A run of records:
########

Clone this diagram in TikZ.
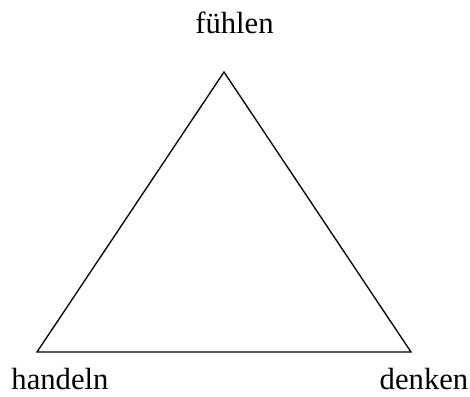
\documentclass[tikz,border=0pt]{standalone}
\usepackage{fontspec}
\setmainfont{Liberation Serif}
\begin{document}
\begin{tikzpicture}[x=0.75pt,y=-0.75pt,font=\fontsize{23}{27}\selectfont,
    every node/.style={anchor=base,inner sep=0pt}]
    \useasboundingbox (0,0) rectangle (470,396);
    \coordinate (top) at (224,72);
    \coordinate (left) at (37,352);
    \coordinate (right) at (411,352);
    \draw[line width=1pt,line join=miter] (top) -- (right) -- (left) -- cycle;
    \node (fuehlen) at (234.5,33) {fühlen};
    \node (handeln) at (60,389) {handeln};
    \node (denken) at (424,389) {denken};
  \end{tikzpicture}
\end{document}
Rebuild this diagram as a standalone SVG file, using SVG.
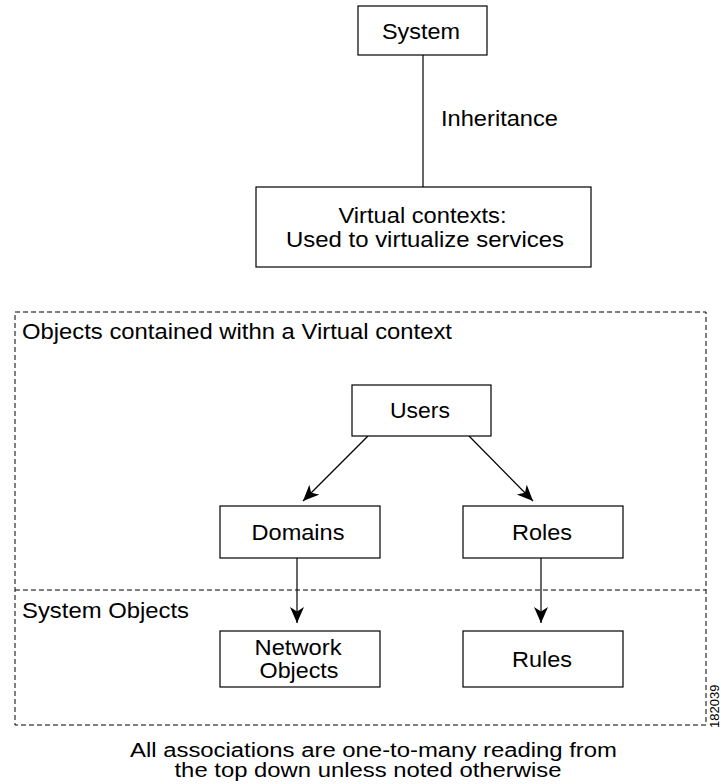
<svg xmlns="http://www.w3.org/2000/svg" width="721" height="784" viewBox="0 0 721 784">
<style>
  .box { fill: #ffffff; stroke: #000000; stroke-width: 1.2; }
  .dash { fill: none; stroke: #000000; stroke-width: 1; stroke-dasharray: 5 3; }
  .conn { fill: none; stroke: #000000; stroke-width: 1.2; }
  text { font-family: "Liberation Sans", Arial, Helvetica, sans-serif; font-size: 21.5px; fill: #000000; }
  .c { text-anchor: middle; }
  .cap { font-size: 19.5px; }
  .small { font-size: 13px; }
</style>
<defs>
  <marker id="arrow" markerUnits="userSpaceOnUse" markerWidth="18" markerHeight="16" refX="16" refY="7" orient="auto">
    <path d="M0,0 L16,7 L0,14 L4.5,7 Z" fill="#000000"/>
  </marker>
</defs>
<rect width="721" height="784" fill="#ffffff"/>

<g id="container-virtual">
  <rect class="dash" x="15" y="312" width="691" height="413"/>
  <line class="dash" x1="15" y1="590" x2="706" y2="590"/>
  <text x="22" y="339" textLength="430" lengthAdjust="spacingAndGlyphs">Objects contained withn a Virtual context</text>
  <text x="22" y="618" textLength="167" lengthAdjust="spacingAndGlyphs">System Objects</text>
</g>

<g id="connectors">
  <line class="conn" x1="423" y1="55" x2="423" y2="187"/>
  <text x="441" y="126" textLength="117" lengthAdjust="spacingAndGlyphs">Inheritance</text>
  <line class="conn" x1="368" y1="436" x2="303" y2="501" marker-end="url(#arrow)"/>
  <line class="conn" x1="469" y1="436" x2="533" y2="501" marker-end="url(#arrow)"/>
  <line class="conn" x1="297" y1="558" x2="297" y2="623" marker-end="url(#arrow)"/>
  <line class="conn" x1="541" y1="558" x2="541" y2="623" marker-end="url(#arrow)"/>
</g>

<g id="system">
  <rect class="box" x="358" y="6" width="129" height="49"/>
  <text class="c" x="421" y="39" textLength="78" lengthAdjust="spacingAndGlyphs">System</text>
</g>

<g id="virtual-contexts">
  <rect class="box" x="256" y="187" width="335" height="80"/>
  <text class="c" x="422.5" y="223" textLength="168" lengthAdjust="spacingAndGlyphs">Virtual contexts:</text>
  <text class="c" x="425" y="247" textLength="278" lengthAdjust="spacingAndGlyphs">Used to virtualize services</text>
</g>

<g id="users">
  <rect class="box" x="352" y="385" width="139" height="51"/>
  <text class="c" x="420" y="418" textLength="60" lengthAdjust="spacingAndGlyphs">Users</text>
</g>

<g id="domains">
  <rect class="box" x="220" y="506" width="160" height="52"/>
  <text class="c" x="298" y="540" textLength="93" lengthAdjust="spacingAndGlyphs">Domains</text>
</g>

<g id="roles">
  <rect class="box" x="463" y="506" width="160" height="52"/>
  <text class="c" x="542" y="540" textLength="60" lengthAdjust="spacingAndGlyphs">Roles</text>
</g>

<g id="network-objects">
  <rect class="box" x="220" y="631" width="160" height="56"/>
  <text class="c" x="298" y="655" textLength="87" lengthAdjust="spacingAndGlyphs">Network</text>
  <text class="c" x="299" y="678" textLength="79" lengthAdjust="spacingAndGlyphs">Objects</text>
</g>

<g id="rules">
  <rect class="box" x="463" y="631" width="160" height="56"/>
  <text class="c" x="542" y="667" textLength="60" lengthAdjust="spacingAndGlyphs">Rules</text>
</g>

<g id="caption">
  <text class="c cap" x="373.5" y="757" textLength="487" lengthAdjust="spacingAndGlyphs">All associations are one-to-many reading from</text>
  <text class="c cap" x="368" y="777" textLength="387" lengthAdjust="spacingAndGlyphs">the top down unless noted otherwise</text>
  <text class="small" transform="translate(719,728) rotate(-90)">182039</text>
</g>
</svg>
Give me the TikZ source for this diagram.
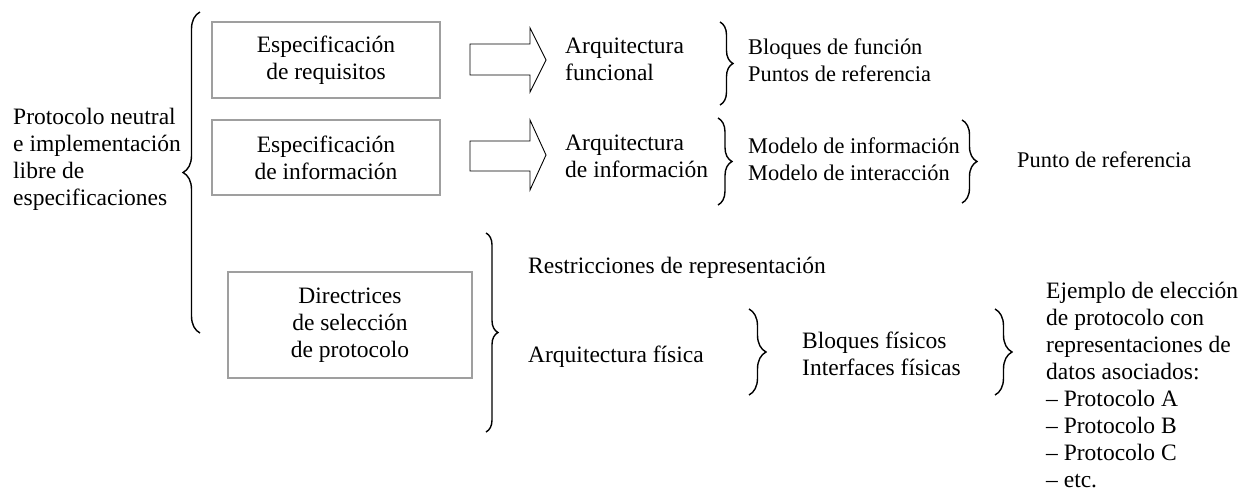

########

Task:
Go through the records and show every line with the string "standalone" in it.

Reply to the task:
\documentclass[tikz,border=0pt]{standalone}
Rebuild this diagram as a standalone SVG file, using SVG.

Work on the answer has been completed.